This Is Only a Test
Today at 2:00 pm EST/11:00 am PST the first nationwide test of the Emergency Alert System was conducted. Many wonder why it took this day so long to come, but I suspect most who experienced it wonder whether it did any good.
These days, EAS like its predecessor, the Emergency Broadcast System, seems more like a relic of our Cold War past than an essential element of a resilient national telecommunications infrastructure designed to keep people informed. With so many people receiving information on demand through smartphones, tablet computers, their desktop machines, and other “screens,” it’s worth wondering how many people missed the test entirely and remain as blissfully unaware of the system’s efficacy as they were yesterday.
Plans to conduct today’s test have been in development for months (many more months, that is, than we have in a year or maybe even several years). As the date approached, many broadcasters complained the date was coming too quickly. In the end, when it came, the test did little to prove that the technical investments made in recent years to upgrade the system to the latest digital technology and make it compatible with the Common Alerting Protocol will pay dividends, since many participating broadcasters have still not fulfilled the FCC mandate to make changes to their equipment.

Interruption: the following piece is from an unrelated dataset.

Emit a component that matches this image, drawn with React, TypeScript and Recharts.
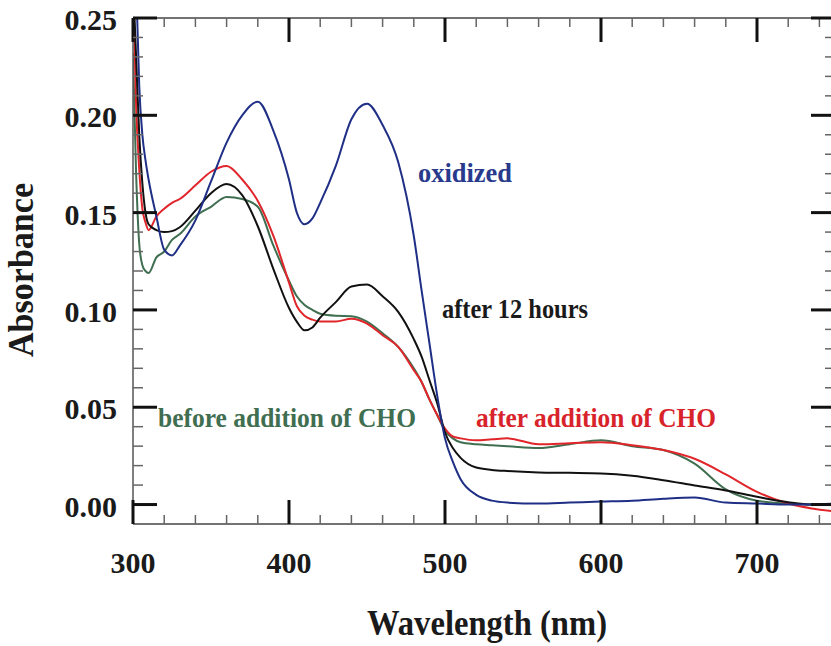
import React from "react"
import { LineChart, Line, XAxis, YAxis } from "recharts"

const WAVELENGTHS = [
  300, 302, 304, 306, 308, 310, 315, 320, 325, 330, 340, 350, 360, 370, 380, 390, 400, 405, 410, 415,
  420, 430, 440, 450, 460, 470, 480, 485, 490, 495, 500, 505, 510, 520, 530, 540, 560, 580, 600, 620,
  640, 660, 680, 700, 720, 735, 750,
]

const OXIDIZED = [
  0.32, 0.27, 0.215, 0.19, 0.177, 0.167, 0.148, 0.131, 0.128, 0.133, 0.146, 0.166, 0.186, 0.2, 0.207, 0.192, 0.167, 0.15, 0.144, 0.147,
  0.155, 0.174, 0.198, 0.206, 0.195, 0.176, 0.138, 0.11, 0.083, 0.056, 0.034, 0.022, 0.013, 0.005, 0.002, 0.001, 0.0005, 0.001, 0.0015, 0.002,
  0.003, 0.0036, 0.001, 0.0005, 0.0, 0.0, 0.0005,
]

const AFTER_12H = [
  0.27, 0.23, 0.19, 0.165, 0.15, 0.144, 0.141, 0.14, 0.1405, 0.1425, 0.151, 0.16, 0.1647, 0.159, 0.143, 0.121, 0.101, 0.094, 0.0895, 0.091,
  0.096, 0.104, 0.112, 0.113, 0.107, 0.099, 0.085, 0.076, 0.064, 0.052, 0.037, 0.029, 0.024, 0.019, 0.0178, 0.0172, 0.0165, 0.0163, 0.016, 0.0148,
  0.0125, 0.0098, 0.0072, 0.004, 0.0012, 0.0, 0.0,
]

const AFTER_CHO = [
  0.27, 0.205, 0.172, 0.152, 0.145, 0.141, 0.148, 0.152, 0.155, 0.157, 0.164, 0.171, 0.174, 0.167, 0.156, 0.138, 0.114, 0.102, 0.097, 0.095,
  0.094, 0.094, 0.0955, 0.093, 0.087, 0.081, 0.069, 0.063, 0.054, 0.046, 0.039, 0.035, 0.034, 0.033, 0.0335, 0.034, 0.031, 0.0315, 0.032, 0.0305,
  0.028, 0.0235, 0.0155, 0.0065, 0.0005, -0.002, -0.0035,
]

const BEFORE_CHO = [
  0.232, 0.17, 0.134, 0.123, 0.12, 0.119, 0.127, 0.13, 0.136, 0.139, 0.148, 0.153, 0.158, 0.157, 0.153, 0.133, 0.115, 0.107, 0.1025, 0.1,
  0.098, 0.097, 0.0968, 0.094, 0.088, 0.081, 0.07, 0.063, 0.054, 0.046, 0.038, 0.034, 0.032, 0.031, 0.0305, 0.03, 0.029, 0.031, 0.033, 0.03,
  0.028, 0.021, 0.0078, 0.002, 0.0005, 0.0, 0.0,
]

const X_TICKS = [300, 320, 340, 360, 380, 400, 420, 440, 460, 480, 500, 520, 540, 560, 580, 600, 620, 640, 660, 680, 700, 720, 740]
const Y_TICKS = [
  0, 0.01, 0.02, 0.03, 0.04, 0.05, 0.06, 0.07, 0.08, 0.09, 0.1, 0.11, 0.12, 0.13,
  0.14, 0.15, 0.16, 0.17, 0.18, 0.19, 0.2, 0.21, 0.22, 0.23, 0.24, 0.25,
]

const data = WAVELENGTHS.map((nm, i) => ({
  nm,
  oxidized: OXIDIZED[i],
  after12: AFTER_12H[i],
  afterCho: AFTER_CHO[i],
  beforeCho: BEFORE_CHO[i],
}))

const FONT = '"Liberation Serif", "Times New Roman", serif'
const INK = "#1a1a1a"
const MAJOR = { stroke: "#111", strokeWidth: 3 }
const MINOR = { stroke: "#666", strokeWidth: 1.5 }

const isMajorX = (v: number) => v % 100 === 0
const isMajorY = (v: number) => Math.round(v * 100) % 5 === 0

function BottomTick({ x, y, payload }: any) {
  const v = payload.value
  const major = isMajorX(v)
  return (
    <g>
      <line x1={x} y1={y} x2={x} y2={y - (major ? 24 : 9)} {...(major ? MAJOR : MINOR)} />
      {major && (
        <text x={x} y={y + 49} textAnchor="middle" fontFamily={FONT} fontWeight="bold" fontSize={30} fill={INK}>
          {v}
        </text>
      )}
    </g>
  )
}

function TopTick({ x, y, payload }: any) {
  const major = isMajorX(payload.value)
  return <line x1={x} y1={y} x2={x} y2={y + (major ? 24 : 9)} {...(major ? MAJOR : MINOR)} />
}

function LeftTick({ x, y, payload }: any) {
  const v = payload.value
  const major = isMajorY(v)
  return (
    <g>
      <line x1={x} y1={y} x2={x + (major ? 24 : 10)} y2={y} {...(major ? MAJOR : MINOR)} />
      {major && (
        <text x={x - 16} y={y + 12} textAnchor="end" fontFamily={FONT} fontWeight="bold" fontSize={30} fill={INK}>
          {v.toFixed(2)}
        </text>
      )}
    </g>
  )
}

function RightTick({ x, y, payload }: any) {
  const major = isMajorY(payload.value)
  return <line x1={x} y1={y} x2={x - (major ? 24 : 10)} y2={y} {...(major ? MAJOR : MINOR)} />
}

export default function App() {
  return (
    <div style={{ position: "absolute", left: 0, top: 0, width: 831, height: 646, overflow: "hidden", background: "#fff" }}>
      <LineChart width={840} height={646} data={data} margin={{ top: 17, right: 4, left: 13, bottom: 2 }}>
        <XAxis
          dataKey="nm"
          type="number"
          domain={[300, 750]}
          allowDataOverflow
          ticks={X_TICKS}
          interval={0}
          height={120}
          tickSize={0}
          tickMargin={0}
          tick={BottomTick}
          tickLine={false}
          axisLine={{ stroke: "#444", strokeWidth: 1.5 }}
        />
        <XAxis
          xAxisId="top"
          orientation="top"
          dataKey="nm"
          type="number"
          domain={[300, 750]}
          allowDataOverflow
          ticks={X_TICKS}
          interval={0}
          height={1}
          tickSize={0}
          tickMargin={0}
          tick={TopTick}
          tickLine={false}
          axisLine={{ stroke: "#444", strokeWidth: 1.5 }}
        />
        <YAxis
          type="number"
          domain={[-0.01, 0.25]}
          allowDataOverflow
          ticks={Y_TICKS}
          interval={0}
          width={120}
          tickSize={0}
          tickMargin={0}
          tick={LeftTick}
          tickLine={false}
          axisLine={{ stroke: "#555", strokeWidth: 1.5 }}
        />
        <YAxis
          yAxisId="right"
          orientation="right"
          type="number"
          domain={[-0.01, 0.25]}
          allowDataOverflow
          ticks={Y_TICKS}
          interval={0}
          width={1}
          tickSize={0}
          tickMargin={0}
          tick={RightTick}
          tickLine={false}
          axisLine={{ stroke: "#444", strokeWidth: 1.5 }}
        />
        <Line type="monotone" dataKey="beforeCho" stroke="#3f6e50" strokeWidth={2} dot={false} isAnimationActive={false} />
        <Line type="monotone" dataKey="afterCho" stroke="#e0262b" strokeWidth={2} dot={false} isAnimationActive={false} />
        <Line type="monotone" dataKey="after12" stroke="#111111" strokeWidth={2} dot={false} isAnimationActive={false} />
        <Line type="monotone" dataKey="oxidized" stroke="#1f2f86" strokeWidth={2} dot={false} isAnimationActive={false} />
      </LineChart>
      <svg width={831} height={646} style={{ position: "absolute", left: 0, top: 0, pointerEvents: "none" }}>
        <g fontFamily={FONT} fontWeight="bold">
          <text x={33} y={270} transform="rotate(-90 33 270)" textAnchor="middle" fontSize={36} fill={INK} textLength={174} lengthAdjust="spacingAndGlyphs">
            Absorbance
          </text>
          <text x={487} y={635} textAnchor="middle" fontSize={36} fill={INK} textLength={240} lengthAdjust="spacingAndGlyphs">
            Wavelength (nm)
          </text>
          <text x={418} y={182} fontSize={28} fill="#283a8c" textLength={94} lengthAdjust="spacingAndGlyphs">oxidized</text>
          <text x={442} y={318} fontSize={27} fill={INK} textLength={146} lengthAdjust="spacingAndGlyphs">after 12 hours</text>
          <text x={158} y={427} fontSize={28} fill="#3f6e50" textLength={258} lengthAdjust="spacingAndGlyphs">before addition of CHO</text>
          <text x={476} y={427} fontSize={28} fill="#d9232b" textLength={240} lengthAdjust="spacingAndGlyphs">after addition of CHO</text>
        </g>
      </svg>
    </div>
  )
}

I am sure that many of those who did hear today’s test thought it was the same one they hear every week or every month and paid little attention. These local and regional tests, although mandatory for most broadcasters, have never ensured that the system will perform one of its primary functions in the event of a major disaster or national emergency. This test remedies only part of that problem.
Broadcasters are under no obligation to carry most local and regional messages. Beyond installing and testing EAS equipment, participation — with the exception of relaying messages from the national command authority — is essentially voluntary. As such, today’s test really was the first practical test to see whether these investments might really pay-off.
Broadcasters and cable companies have 45 days to report results of the test. Early returns suggest mixed results. That said, it is not too early to ask, what next?
Efforts to rollout a next-generation Commercial Mobile Alert System via wireless (cellular telephone) carriers is already well underway. At least one service provider, it seems, has leaked test messages into the wild. Does this suggest the EAS test is too little and too late?
As citizens become more comfortable exchanging information via smartphones equipped with SMS, MMS, social media, streaming video, and GPS technology, the capacity of public safety and homeland security agencies to both transmit and receive important messages by means other than voice is increasingly outmoded as well as outdated. Investments to catch-up will likely run into the billions of dollars.
Public expectations already exceed public safety communications capabilities, especially when it comes to 911 and public warning and notifications systems. In the current fiscal and political environment, we should be asking not what we need to do about this situation, but how we will get the needed work done.